Some of the best training for runners can be done on sand, but if you don’t know what you’re doing, you can easily cause injury. Even if you’re not training, it’s important to know how to run on the beach to enjoy those early morning sunrises while you get that body in shape for the rest of the day.
There’s a lot to be said for barefoot running, but unless you’re a seasoned pro running on a beach that never sees shells, you probably want some padding between your toes and the sand. They don’t have to be thick, but there should be enough there that you don’t have to worry about a stray shell embedding itself in your heel.
Choose the Right Sand
There are generally two types of sand—dry and wet. For obvious reasons, dry sand is typically soft while wet sand holds together for a more solid surface. Running on wet sand is easier on your feet and legs, but soft sand will help make you a better runner. Of course, there’s also a greater probability for injury on soft sand, so take it easy and go for short runs your first few times out.
High or Tight?
When running on sand you want to give yourself room to breathe, so always go at it when the tide is low. It’s also a great time to switch between wet and soft sand so you can give your feet a much needed break every so often.
Find Smoother Shores
The slant at which the beach tilts will have an effect on the amount of pressure you’re placing on your knees. The steeper the slant of the beach, the more pressure you’ll face and the greater the risk of injury. Start out on the smoothest, flattest beach you can find and work your way up to more hilly fare.

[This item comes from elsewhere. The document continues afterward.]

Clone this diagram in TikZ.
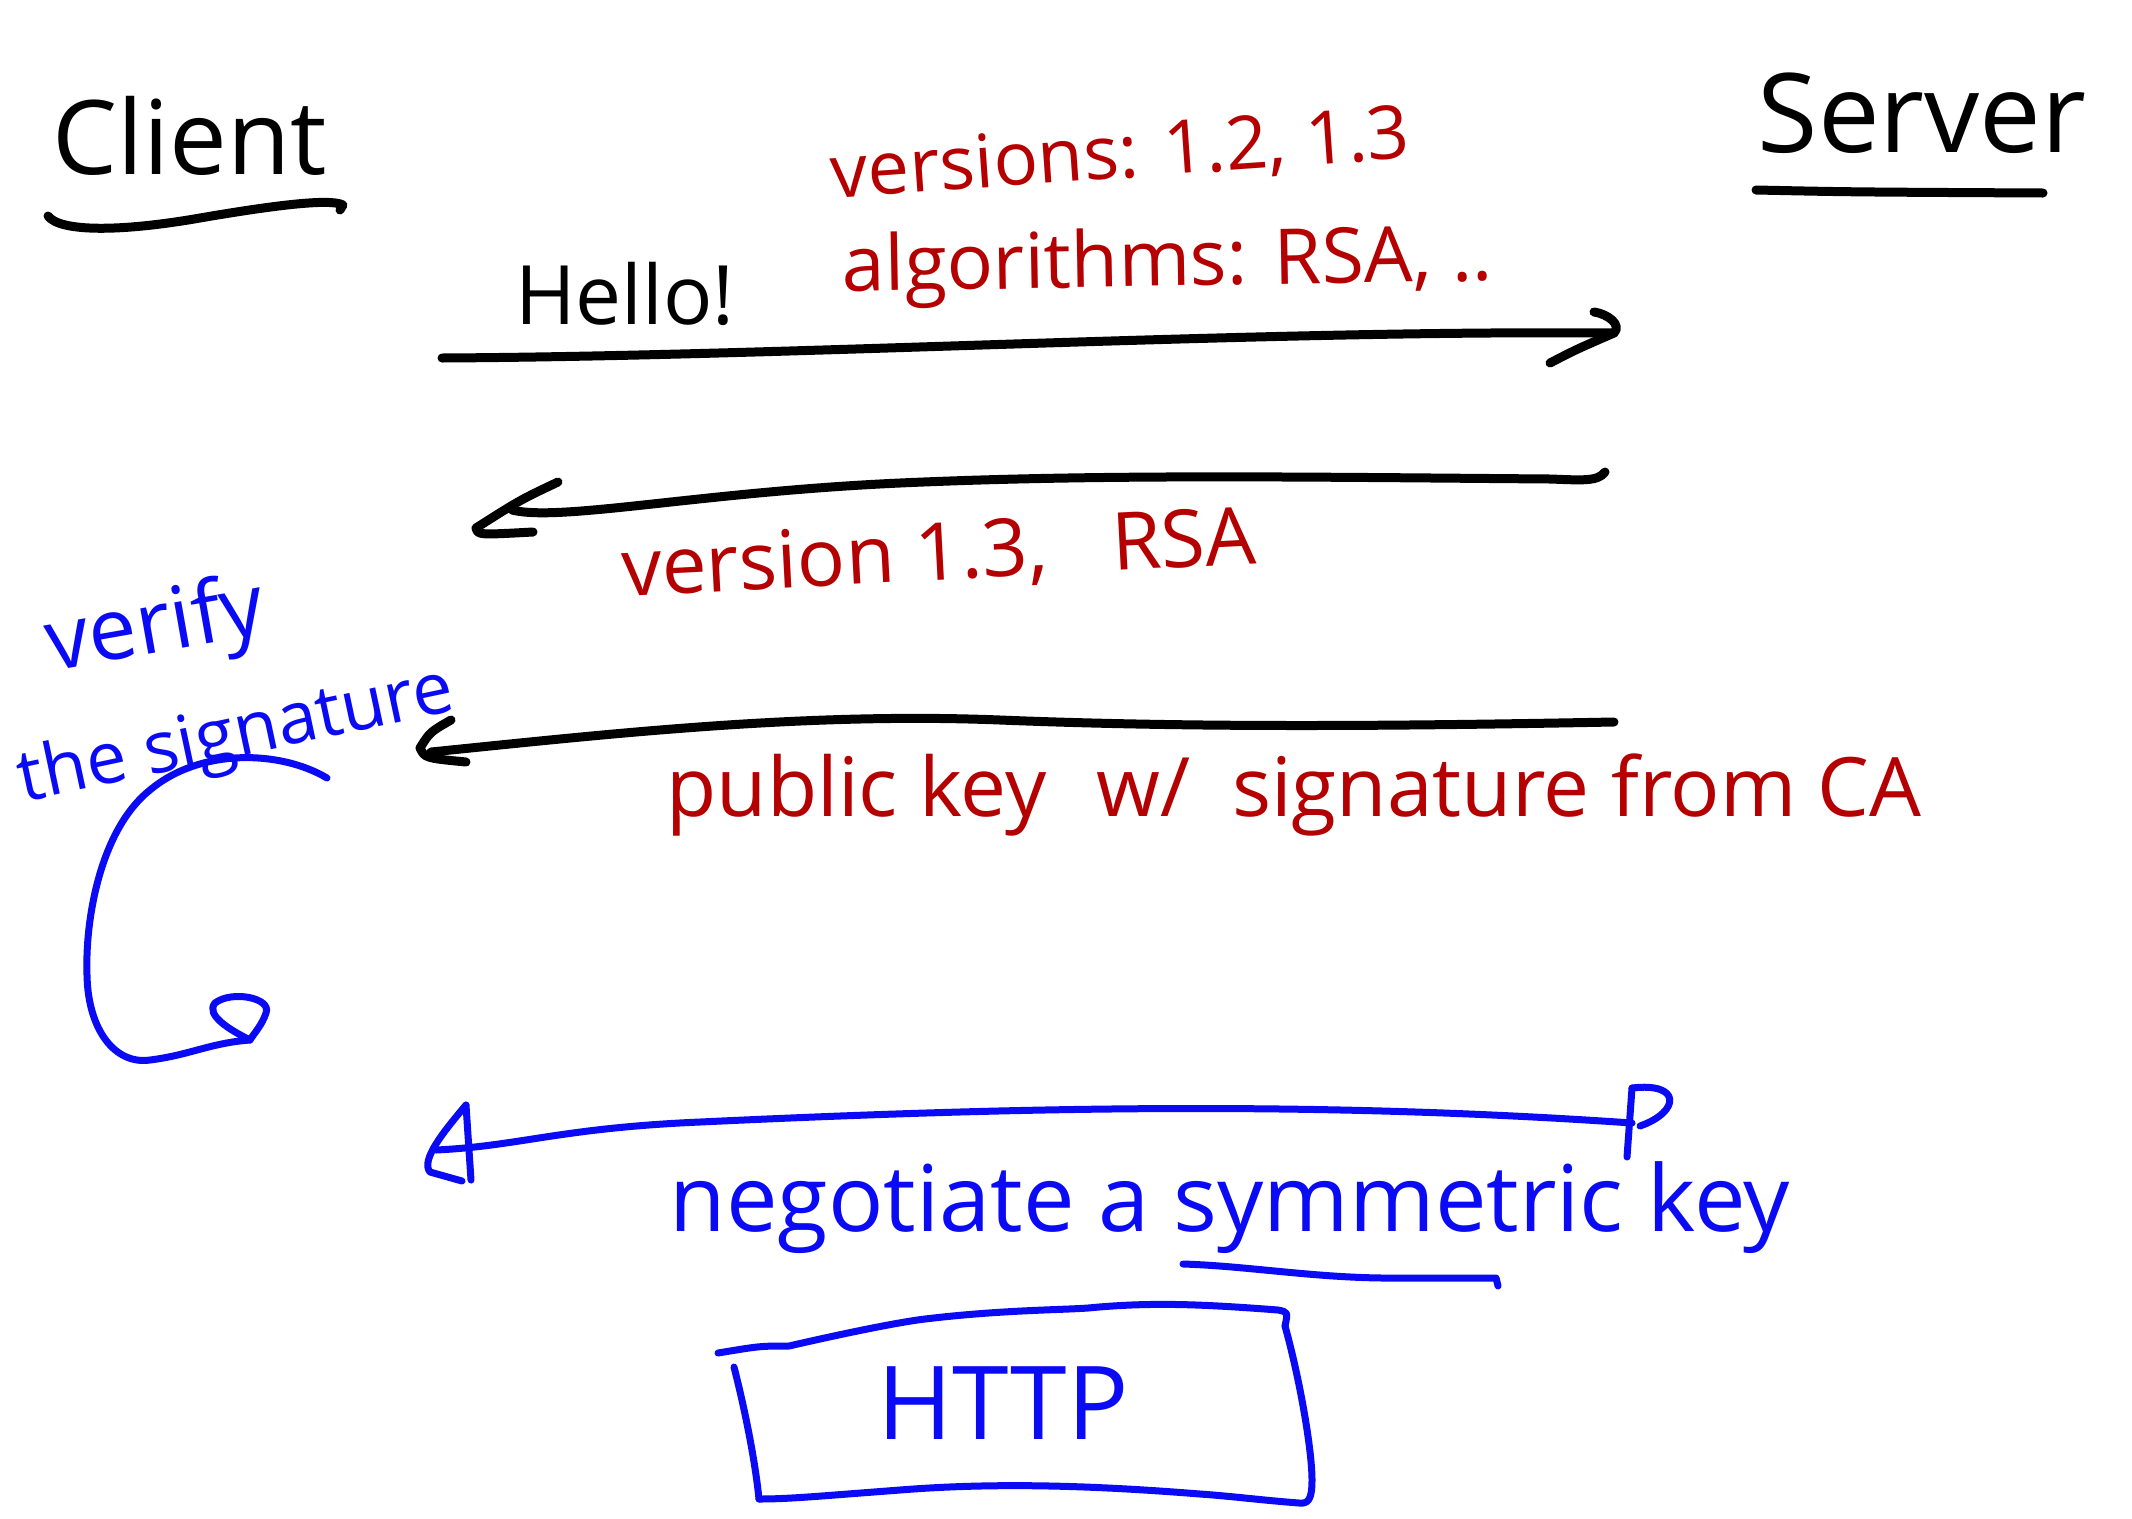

Like running outside anywhere else, the beach comes with the risk of getting burnt on most days. On the beach, however, the water is actually reflecting the rays back at you, so you’re getting a double dose of sunlight; it’s twice as important to douse yourself in sunscreen. You should try and run before 10 am and sometime after 4 pm to avoid the worst of the sun’s rays. On the other hand, you could always wait for a day when it’s overcast to hit the sandy shores, but that’s not really as beautiful, is it?
Switch It Up
Never do all of your running on a beach. You want to have a variety of surfaces to practice on if you’re trying to up your game, and running solely on a beach isn’t going to help you conquer any marathons. For each day you spend running on the beach, take another and run on concrete or along a wooded trail. You’ll enjoy the change of scenery and give your legs a break.
Stretch It Out
Everyone knows that stretching is vital for avoiding injuries, and that’s especially true for beach runners. The added effort of running on sand calls for a little extra precaution, so make sure you’re doing your stretches each day. A little warm-up stretch will help before you begin your run, but also include a wrap-up stretch that will really help your calves and knees.